> [Aim of the exercise]:
Would you transcribe the whole listing exactly, minus its pictures?

Records with drawing code:
<<<<

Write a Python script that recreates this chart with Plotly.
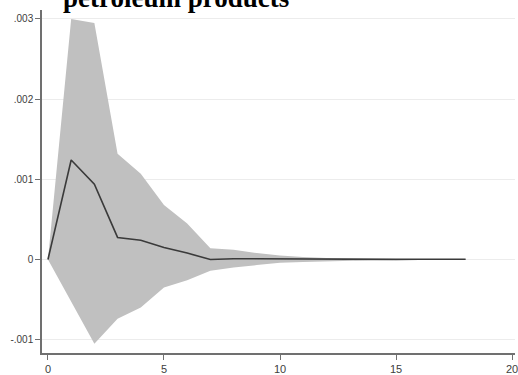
import plotly.graph_objects as go

# Data (impulse response with confidence band)
steps = list(range(0, 19))
irf = [0.0, 0.00124, 0.00094, 0.000275, 0.00024, 0.00015, 0.00008, 0.0, 0.00001,
       0.000008, 0.000005, 0.000004, 0.000003, 0.000002, 0.000002, 0.000002,
       0.000003, 0.000003, 0.000003]
upper = [0.0, 0.00300, 0.00295, 0.00132, 0.00107, 0.00068, 0.00045, 0.00014, 0.00012,
         0.00008, 0.00005, 0.00003, 0.00002, 0.000012, 0.000008, 0.000006,
         0.000006, 0.000006, 0.000006]
lower = [0.0, -0.00053, -0.00105, -0.00074, -0.00060, -0.00035, -0.00026, -0.00014, -0.00010,
         -0.00007, -0.00004, -0.00003, -0.00002, -0.000012, -0.000008, -0.000005,
         -0.000002, -0.000002, -0.000002]
ytick_vals = [-0.001, 0, 0.001, 0.002, 0.003]
ytick_text = ["-.001", "0", ".001", ".002", ".003"]
xtick_vals = [0, 5, 10, 15, 20]
title_text = "petroleum products"

fig = go.Figure()
fig.add_trace(go.Scatter(x=steps, y=upper, mode="lines", line=dict(width=0, color="#c0c0c0"),
                         showlegend=False, hoverinfo="skip"))
fig.add_trace(go.Scatter(x=steps, y=lower, mode="lines", line=dict(width=0, color="#c0c0c0"),
                         fill="tonexty", fillcolor="#c0c0c0", showlegend=False, hoverinfo="skip"))
fig.add_trace(go.Scatter(x=steps, y=irf, mode="lines", line=dict(width=1.6, color="#3a3a3a"),
                         showlegend=False))

fig.update_layout(
    width=518, height=375,
    margin=dict(l=42, r=0, t=10, b=22),
    paper_bgcolor="white", plot_bgcolor="white",
    xaxis=dict(range=[-0.257, 20.128], tickvals=xtick_vals, showgrid=False, zeroline=False,
               showline=True, linecolor="#707070", linewidth=1.5, ticks="outside", ticklen=5,
               tickcolor="#707070", ticklabeloverflow="allow",
               tickfont=dict(family="Arial", size=11, color="#404040")),
    yaxis=dict(range=[-0.001166, 0.003111], tickvals=ytick_vals, ticktext=ytick_text,
               showgrid=True, gridcolor="#ececec", gridwidth=1, zeroline=False,
               showline=True, linecolor="#707070", linewidth=1.5, ticks="outside", ticklen=5,
               tickcolor="#707070", tickfont=dict(family="Arial", size=10, color="#404040")),
    annotations=[dict(text="<b>" + title_text + "</b>", xref="paper", yref="paper",
                      x=0.2826, y=1.0364, xanchor="center", yanchor="middle", showarrow=False,
                      font=dict(family="Liberation Serif", size=27, color="black"))],
)

fig.write_html("out.html", config={"displayModeBar": False},
               post_script="document.body.style.margin='0';document.body.style.padding='0';")
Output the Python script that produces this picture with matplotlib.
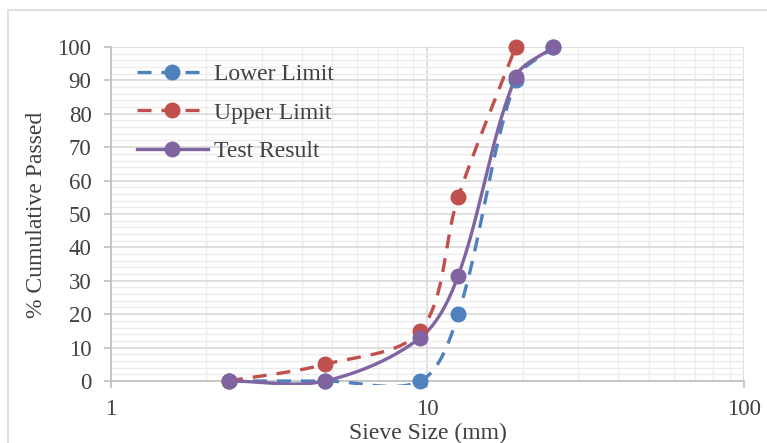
import matplotlib
matplotlib.use("Agg")
import matplotlib.pyplot as plt
import numpy as np
from matplotlib.patches import Rectangle

sieve_mm = [2.36, 4.75, 9.5, 12.5, 19, 25]
lower_limit = [0, 0, 0, 20, 90, 100]
upper_limit = [0, 5, 15, 55, 100]
test_result = [0, 0, 13, 31.5, 91, 100]

series_names = ["Lower Limit", "Upper Limit", "Test Result"]
series_colors = ["#4F81BD", "#C0504D", "#8064A2"]
series_styles = [(0, (4.2, 3.0)), (0, (4.2, 3.0)), "-"]

plt.rcParams["font.family"] = ["Liberation Serif", "DejaVu Serif"]


def smooth_curve(xs, ys, width, height, n=40):
    """Сглаживание как в Excel: Безье с касательными, масштабированными по длинам отрезков."""
    u = np.log10(np.asarray(xs, float)) / 2 * width
    v = np.asarray(ys, float) / 100 * height
    pts = np.column_stack([u, v])
    pts = np.vstack([pts[0], pts, pts[-1]])
    out = []
    t = np.linspace(0, 1, n)[:, None]
    for i in range(1, len(pts) - 2):
        p0, p1, p2, p3 = pts[i - 1], pts[i], pts[i + 1], pts[i + 2]
        d01 = np.hypot(*(p1 - p0))
        d12 = np.hypot(*(p2 - p1))
        d23 = np.hypot(*(p3 - p2))
        f1 = d12 / (d01 + d12) / 3 if d01 + d12 > 0 else 0
        f2 = d12 / (d12 + d23) / 3 if d12 + d23 > 0 else 0
        c1 = p1 + (p2 - p0) * f1
        c2 = p2 - (p3 - p1) * f2
        seg = ((1 - t) ** 3) * p1 + 3 * ((1 - t) ** 2) * t * c1 \
            + 3 * (1 - t) * t ** 2 * c2 + t ** 3 * p2
        out.append(seg)
    curve = np.vstack(out)
    return 10 ** (curve[:, 0] / width * 2), curve[:, 1] / height * 100


fig = plt.figure(figsize=(7.67, 4.43), dpi=100)
ax = fig.add_axes([0.1447, 0.140, 0.8253, 0.754])

fig.patches.append(Rectangle((8 / 767, -0.05), 1.1, 1 - 10 / 443 + 0.05,
                             transform=fig.transFigure, fill=False,
                             edgecolor="#D9D9D9", linewidth=1.2, zorder=0))

ax.set_xscale("log")
ax.set_xlim(1, 100)
ax.set_ylim(0, 100)

# область отсечения чуть ниже нуля, как у Excel
clip_rect = Rectangle((0, -0.011), 1, 1.06, transform=ax.transAxes,
                      facecolor="none", edgecolor="none")
ax.add_patch(clip_rect)

for name, ys, color, ls in zip(series_names,
                               [lower_limit, upper_limit, test_result],
                               series_colors, series_styles):
    xs = sieve_mm[:len(ys)]
    cx, cy = smooth_curve(xs, ys, 633, 334)
    line, = ax.plot(cx, cy, color=color, linestyle=ls, linewidth=2.4,
                    zorder=3)
    line.set_clip_path(clip_rect)
    ax.plot(xs, ys, linestyle="none", marker="o", markersize=10.5,
            color=color, clip_on=False, zorder=4)
    ax.plot([], [], color=color, linestyle=ls, linewidth=2.4, marker="o",
            markersize=10.5, label=name)

ax.set_yticks(np.arange(0, 101, 10))
ax.set_yticks(np.arange(0, 101, 2), minor=True)
ax.set_xticks([1, 10, 100])
ax.set_xticklabels(["1", "10", "100"])

ax.grid(which="major", color="#D9D9D9", linewidth=1.2)
ax.grid(which="minor", color="#ECECEC", linewidth=1.0)
ax.set_axisbelow(True)

for side in ["top", "right"]:
    ax.spines[side].set_visible(False)
for side in ["left", "bottom"]:
    ax.spines[side].set_color("#BFBFBF")
    ax.spines[side].set_linewidth(1.2)

ax.tick_params(axis="both", which="major", labelsize=16.5, colors="#BFBFBF",
               labelcolor="#404040", length=5, width=1.2)
ax.tick_params(axis="both", which="minor", length=0)
ax.tick_params(axis="x", pad=8)
ax.tick_params(axis="y", pad=9)

ax.set_xlabel("Sieve Size (mm)", fontsize=17, color="#404040")
ax.set_ylabel("% Cumulative Passed", fontsize=17, color="#404040")
ax.xaxis.set_label_coords(0.5, -0.125)
ax.yaxis.set_label_coords(-0.101, 0.497)

ax.legend(loc="upper left", bbox_to_anchor=(0.041, 0.95), frameon=False,
          fontsize=17, labelcolor="#404040", handlelength=3.0,
          handletextpad=0.25, labelspacing=0.72, borderaxespad=0,
          borderpad=0)

fig.savefig("out.png", dpi=100)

>>>>

> [Answer to the exercise]:
Write a Python script that recreates this chart with Plotly.
import plotly.graph_objects as go

# Data (impulse response with confidence band)
steps = list(range(0, 19))
irf = [0.0, 0.00124, 0.00094, 0.000275, 0.00024, 0.00015, 0.00008, 0.0, 0.00001,
       0.000008, 0.000005, 0.000004, 0.000003, 0.000002, 0.000002, 0.000002,
       0.000003, 0.000003, 0.000003]
upper = [0.0, 0.00300, 0.00295, 0.00132, 0.00107, 0.00068, 0.00045, 0.00014, 0.00012,
         0.00008, 0.00005, 0.00003, 0.00002, 0.000012, 0.000008, 0.000006,
         0.000006, 0.000006, 0.000006]
lower = [0.0, -0.00053, -0.00105, -0.00074, -0.00060, -0.00035, -0.00026, -0.00014, -0.00010,
         -0.00007, -0.00004, -0.00003, -0.00002, -0.000012, -0.000008, -0.000005,
         -0.000002, -0.000002, -0.000002]
ytick_vals = [-0.001, 0, 0.001, 0.002, 0.003]
ytick_text = ["-.001", "0", ".001", ".002", ".003"]
xtick_vals = [0, 5, 10, 15, 20]
title_text = "petroleum products"

fig = go.Figure()
fig.add_trace(go.Scatter(x=steps, y=upper, mode="lines", line=dict(width=0, color="#c0c0c0"),
                         showlegend=False, hoverinfo="skip"))
fig.add_trace(go.Scatter(x=steps, y=lower, mode="lines", line=dict(width=0, color="#c0c0c0"),
                         fill="tonexty", fillcolor="#c0c0c0", showlegend=False, hoverinfo="skip"))
fig.add_trace(go.Scatter(x=steps, y=irf, mode="lines", line=dict(width=1.6, color="#3a3a3a"),
                         showlegend=False))

fig.update_layout(
    width=518, height=375,
    margin=dict(l=42, r=0, t=10, b=22),
    paper_bgcolor="white", plot_bgcolor="white",
    xaxis=dict(range=[-0.257, 20.128], tickvals=xtick_vals, showgrid=False, zeroline=False,
               showline=True, linecolor="#707070", linewidth=1.5, ticks="outside", ticklen=5,
               tickcolor="#707070", ticklabeloverflow="allow",
               tickfont=dict(family="Arial", size=11, color="#404040")),
    yaxis=dict(range=[-0.001166, 0.003111], tickvals=ytick_vals, ticktext=ytick_text,
               showgrid=True, gridcolor="#ececec", gridwidth=1, zeroline=False,
               showline=True, linecolor="#707070", linewidth=1.5, ticks="outside", ticklen=5,
               tickcolor="#707070", tickfont=dict(family="Arial", size=10, color="#404040")),
    annotations=[dict(text="<b>" + title_text + "</b>", xref="paper", yref="paper",
                      x=0.2826, y=1.0364, xanchor="center", yanchor="middle", showarrow=False,
                      font=dict(family="Liberation Serif", size=27, color="black"))],
)

fig.write_html("out.html", config={"displayModeBar": False},
               post_script="document.body.style.margin='0';document.body.style.padding='0';")
Output the Python script that produces this picture with matplotlib.
import matplotlib
matplotlib.use("Agg")
import matplotlib.pyplot as plt
import numpy as np
from matplotlib.patches import Rectangle

sieve_mm = [2.36, 4.75, 9.5, 12.5, 19, 25]
lower_limit = [0, 0, 0, 20, 90, 100]
upper_limit = [0, 5, 15, 55, 100]
test_result = [0, 0, 13, 31.5, 91, 100]

series_names = ["Lower Limit", "Upper Limit", "Test Result"]
series_colors = ["#4F81BD", "#C0504D", "#8064A2"]
series_styles = [(0, (4.2, 3.0)), (0, (4.2, 3.0)), "-"]

plt.rcParams["font.family"] = ["Liberation Serif", "DejaVu Serif"]


def smooth_curve(xs, ys, width, height, n=40):
    """Сглаживание как в Excel: Безье с касательными, масштабированными по длинам отрезков."""
    u = np.log10(np.asarray(xs, float)) / 2 * width
    v = np.asarray(ys, float) / 100 * height
    pts = np.column_stack([u, v])
    pts = np.vstack([pts[0], pts, pts[-1]])
    out = []
    t = np.linspace(0, 1, n)[:, None]
    for i in range(1, len(pts) - 2):
        p0, p1, p2, p3 = pts[i - 1], pts[i], pts[i + 1], pts[i + 2]
        d01 = np.hypot(*(p1 - p0))
        d12 = np.hypot(*(p2 - p1))
        d23 = np.hypot(*(p3 - p2))
        f1 = d12 / (d01 + d12) / 3 if d01 + d12 > 0 else 0
        f2 = d12 / (d12 + d23) / 3 if d12 + d23 > 0 else 0
        c1 = p1 + (p2 - p0) * f1
        c2 = p2 - (p3 - p1) * f2
        seg = ((1 - t) ** 3) * p1 + 3 * ((1 - t) ** 2) * t * c1 \
            + 3 * (1 - t) * t ** 2 * c2 + t ** 3 * p2
        out.append(seg)
    curve = np.vstack(out)
    return 10 ** (curve[:, 0] / width * 2), curve[:, 1] / height * 100


fig = plt.figure(figsize=(7.67, 4.43), dpi=100)
ax = fig.add_axes([0.1447, 0.140, 0.8253, 0.754])

fig.patches.append(Rectangle((8 / 767, -0.05), 1.1, 1 - 10 / 443 + 0.05,
                             transform=fig.transFigure, fill=False,
                             edgecolor="#D9D9D9", linewidth=1.2, zorder=0))

ax.set_xscale("log")
ax.set_xlim(1, 100)
ax.set_ylim(0, 100)

# область отсечения чуть ниже нуля, как у Excel
clip_rect = Rectangle((0, -0.011), 1, 1.06, transform=ax.transAxes,
                      facecolor="none", edgecolor="none")
ax.add_patch(clip_rect)

for name, ys, color, ls in zip(series_names,
                               [lower_limit, upper_limit, test_result],
                               series_colors, series_styles):
    xs = sieve_mm[:len(ys)]
    cx, cy = smooth_curve(xs, ys, 633, 334)
    line, = ax.plot(cx, cy, color=color, linestyle=ls, linewidth=2.4,
                    zorder=3)
    line.set_clip_path(clip_rect)
    ax.plot(xs, ys, linestyle="none", marker="o", markersize=10.5,
            color=color, clip_on=False, zorder=4)
    ax.plot([], [], color=color, linestyle=ls, linewidth=2.4, marker="o",
            markersize=10.5, label=name)

ax.set_yticks(np.arange(0, 101, 10))
ax.set_yticks(np.arange(0, 101, 2), minor=True)
ax.set_xticks([1, 10, 100])
ax.set_xticklabels(["1", "10", "100"])

ax.grid(which="major", color="#D9D9D9", linewidth=1.2)
ax.grid(which="minor", color="#ECECEC", linewidth=1.0)
ax.set_axisbelow(True)

for side in ["top", "right"]:
    ax.spines[side].set_visible(False)
for side in ["left", "bottom"]:
    ax.spines[side].set_color("#BFBFBF")
    ax.spines[side].set_linewidth(1.2)

ax.tick_params(axis="both", which="major", labelsize=16.5, colors="#BFBFBF",
               labelcolor="#404040", length=5, width=1.2)
ax.tick_params(axis="both", which="minor", length=0)
ax.tick_params(axis="x", pad=8)
ax.tick_params(axis="y", pad=9)

ax.set_xlabel("Sieve Size (mm)", fontsize=17, color="#404040")
ax.set_ylabel("% Cumulative Passed", fontsize=17, color="#404040")
ax.xaxis.set_label_coords(0.5, -0.125)
ax.yaxis.set_label_coords(-0.101, 0.497)

ax.legend(loc="upper left", bbox_to_anchor=(0.041, 0.95), frameon=False,
          fontsize=17, labelcolor="#404040", handlelength=3.0,
          handletextpad=0.25, labelspacing=0.72, borderaxespad=0,
          borderpad=0)

fig.savefig("out.png", dpi=100)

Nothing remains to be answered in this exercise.